I am happy to see you are excited about making changes, that is a sad setup for a little clown. Looks kinda like someone had a freshwater tank and just added some salt. You seam to be on the right track though. Good luck!


----------



## Kazzy (Dec 14, 2010)

That's exactly what I thought when I saw it! Thanks


----------



## bearwithfish (Sep 29, 2009)

i am very excited to follow this thread you have a great opportunity to make some really cool changes... when you have a little time on a Regular PC give us some details... we are freaks for details and PIX!!!!!!!! lol 

i have a question for you ... how do you like your clown? i have been thinking about them for my own tank for a while now and every one seems to enjoy them a lot but i want more input as to personality and behaviors....


----------



## Kazzy (Dec 14, 2010)

I LOVE the little guy! He's gorgeous, very active, and def. has a personality to him. Has plenty of hiding places (added some more) but he's always out and about.
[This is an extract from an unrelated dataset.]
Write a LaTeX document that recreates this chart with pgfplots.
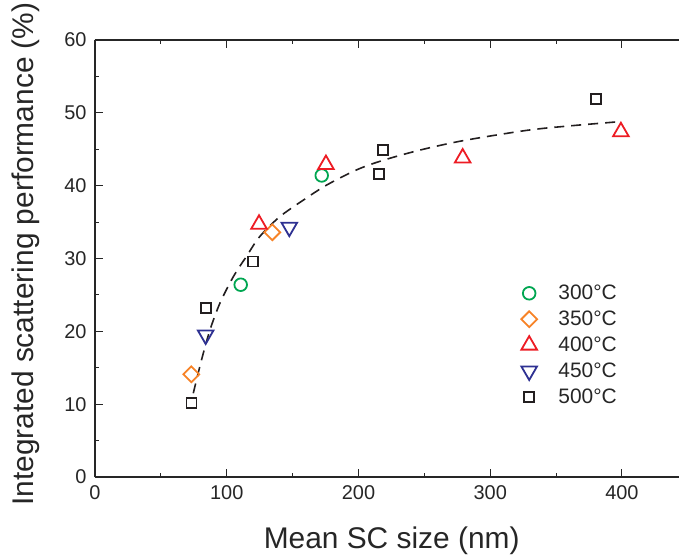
\documentclass[border=0pt]{standalone}
\usepackage{fontspec}
\setmainfont{Liberation Sans}
\usepackage{pgfplots}
\pgfplotsset{compat=1.18}
\definecolor{cgreen}{RGB}{0,166,81}
\definecolor{corange}{RGB}{247,131,39}
\definecolor{cred}{RGB}{237,28,36}
\definecolor{cblue}{RGB}{46,49,146}
\definecolor{cblack}{RGB}{35,31,32}
\begin{document}
\begin{tikzpicture}
\begin{axis}[name=ax,
  scale only axis, width=584bp, height=437bp,
  xmin=0, xmax=443.3, ymin=0, ymax=60,
  axis x line=box, axis y line=left, y axis line style={-},
  axis line style={line width=1.1bp, black!85},
  xtick={0,100,...,400}, ytick={0,10,...,60},
  minor x tick num=1, minor y tick num=1,
  tick align=inside, major tick length=8bp, minor tick length=4bp,
  tick style={line width=1bp, black!85},
  /pgf/number format/assume math mode=true,
  ticklabel style={font=\fontsize{20}{24}\selectfont, text=black!85},
  xticklabel style={yshift=-5bp},
  yticklabel style={xshift=-5bp},
  xlabel={Mean SC size (nm)},
  ylabel={Integrated scattering performance (\%)},
  xlabel style={at={(axis description cs:0.508,-0.1625)}, anchor=base},
  ylabel style={at={(axis description cs:-0.1045,0.51)}, anchor=base, rotate=0},
  label style={font=\fontsize{30}{36}\selectfont, text=black!85},
  legend image code/.code={\path (0bp,-12.75bp) (35bp,12.75bp); \draw[#1] plot coordinates {(8bp,0bp)};},
  legend style={draw=none, fill=none, font=\fontsize{21}{25}\selectfont,
    at={(0.724,0.455)}, anchor=north west, row sep=0pt, text=black!85},
  legend cell align=left,
]
\addplot[only marks, mark=o, mark size=6.3bp, cgreen, mark options={line width=1.8bp}]
  coordinates {(110.6,26.4) (172.1,41.4)};
\addlegendentry{300°C}
\addplot[only marks, mark=square, mark size=5.6bp, corange, mark options={line width=1.8bp, rotate=45}]
  coordinates {(73.1,14.1) (134.6,33.6)};
\addlegendentry{350°C}
\addplot[only marks, mark=triangle, mark size=9bp, cred, mark options={line width=1.8bp}]
  coordinates {(124.5,34.7) (175.3,42.9) (279.1,43.8) (399.2,47.4)};
\addlegendentry{400°C}
\addplot[only marks, mark=triangle, mark size=9bp, cblue, mark options={line width=1.8bp, rotate=180}]
  coordinates {(84.0,19.5) (147.5,34.3)};
\addlegendentry{450°C}
\addplot[only marks, mark=square, mark size=5bp, cblack, mark options={line width=1.8bp}]
  coordinates {(73.3,10.2) (84.3,23.2) (119.7,29.6) (215.8,41.6) (218.8,44.9) (380.3,51.9)};
\addlegendentry{500°C}
\addplot[smooth, cblack, line width=1.6bp, dash pattern=on 10bp off 7bp, forget plot]
  coordinates {(74.6,11.5) (80.9,16.1) (87.3,20.2) (94.9,23.9) (105,27.5) (115,30.3)
  (125,33.0) (140,35.7) (158,38.0) (176,40.1) (199,42.2) (219,43.5) (247,44.9)
  (280,46.2) (328,47.6) (360,48.2) (399,48.8)};
\end{axis}
\pgfresetboundingbox
\useasboundingbox ([shift={(-95bp,-83bp)}]ax.south west) rectangle ([shift={(584bp,477bp)}]ax.south west);
\end{tikzpicture}
\end{document}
I haven't made the decision yet, but I'm not too sure I'll be keeping him sadly  I really want to but the cost to keep that tank going is going to be too much I think, and I want to make sure he has a proper set up. Going to see if I can find the things he'll need for cheap, but if I can't I'll most likely rehome him to someone who can properly care for him and just set the tank up for my frogs and some small fish since it already has everything for that. If I can keep him I'll keep this updated with what I do and with tons and tons of pics!


----------



## JerseyBird97 (Sep 13, 2009)

you mentioned you have a HOB filter. You can remove the filter material out of there and put in it live rock rubble or bagged activated carbon. That'll work just fine on a 10g


----------



## james7139 (Jul 10, 2010)

i have an idea,remove the clown into a 5 gallon bucket with his current water,remove everything from the tank,clean the tank,not the filter,throw out the gravel,add 10lbs of live sand,add 10-14lbs of dry rock and then add the clown back in and maybe buy a powerhead


----------



## Kazzy (Dec 14, 2010)

Thanks for the suggestions! I'll try the first one and see how that goes. If it doesn't work I'll try the second.
_Posted via Mobile Device_


----------



## james7139 (Jul 10, 2010)

wait the first and second?

whatsthe first and whats the second?


----------



## Kazzy (Dec 14, 2010)

The first is jerseybird's second is yours
_Posted via Mobile Device_


----------



## james7139 (Jul 10, 2010)

actually you need to do both.


----------



## Kazzy (Dec 14, 2010)

Oh ok misunderstood. Sorry
_Posted via Mobile Device_


----------



## james7139 (Jul 10, 2010)

its np,when do you plan on getting the lr and ls?


----------



## Kazzy (Dec 14, 2010)

Will probably be Tuesday as that's my next day off
_Posted via Mobile Device_


----------



## james7139 (Jul 10, 2010)

ahhh!fun.maybe even get a 20 gallon tank to go with it  jk.i think your doing a great job for this little clownfish


----------



## Kazzy (Dec 14, 2010)

Haha well you never know. Might find a 20 lol thanks!
_Posted via Mobile Device_


----------



## james7139 (Jul 10, 2010)




----------



## Kazzy (Dec 14, 2010)

Also, a guy in my area is selling some macro algae. Some of it is really pretty and some is pretty cheap. What are your thoughts on adding this to my tank? Beneficial? Also, can anyone point me to where I could find out the care for Blood Red Halymenia? That's one of the algae he's selling, and it's really pretty. Thanks!


----------



## JerseyBird97 (Sep 13, 2009)

absolutely benifical. We usually put in our sump systems. Helps eat phosphates and such


----------



## JerseyBird97 (Sep 13, 2009)

I don't see Halymenia but there's alot of good reading here this site might help 
Marine Plants: Saltwater Plants, Aquarium Marine Algae and Turtle Grass


----------



## james7139 (Jul 10, 2010)

if your buying algae and putting in in the filter,you will need a light for the filter


----------



## Kazzy (Dec 14, 2010)

Thanks everyone! Can I not just add directly to the tank?
_Posted via Mobile Device_


----------



## james7139 (Jul 10, 2010)

oh! you can do that too,it just floats everywhere


----------



## Kazzy (Dec 14, 2010)

I'm fine with that. It's kinda pretty and would add a little more life to the tank.


----------



## james7139 (Jul 10, 2010)

are you still getting the lr and ls tomarrow?


----------



## Kazzy (Dec 14, 2010)

Gah, still trying to just find some. Posted locally hoping someone had some, but looks like I'm not going to get a response anytime soon. Looks like it's time to find a better home for my clown. Sucks, but I want what's best for him. Hopefully in the future I'll start setting up a saltwater from scratch, when I have the space (want a big one), time, and money to put into it.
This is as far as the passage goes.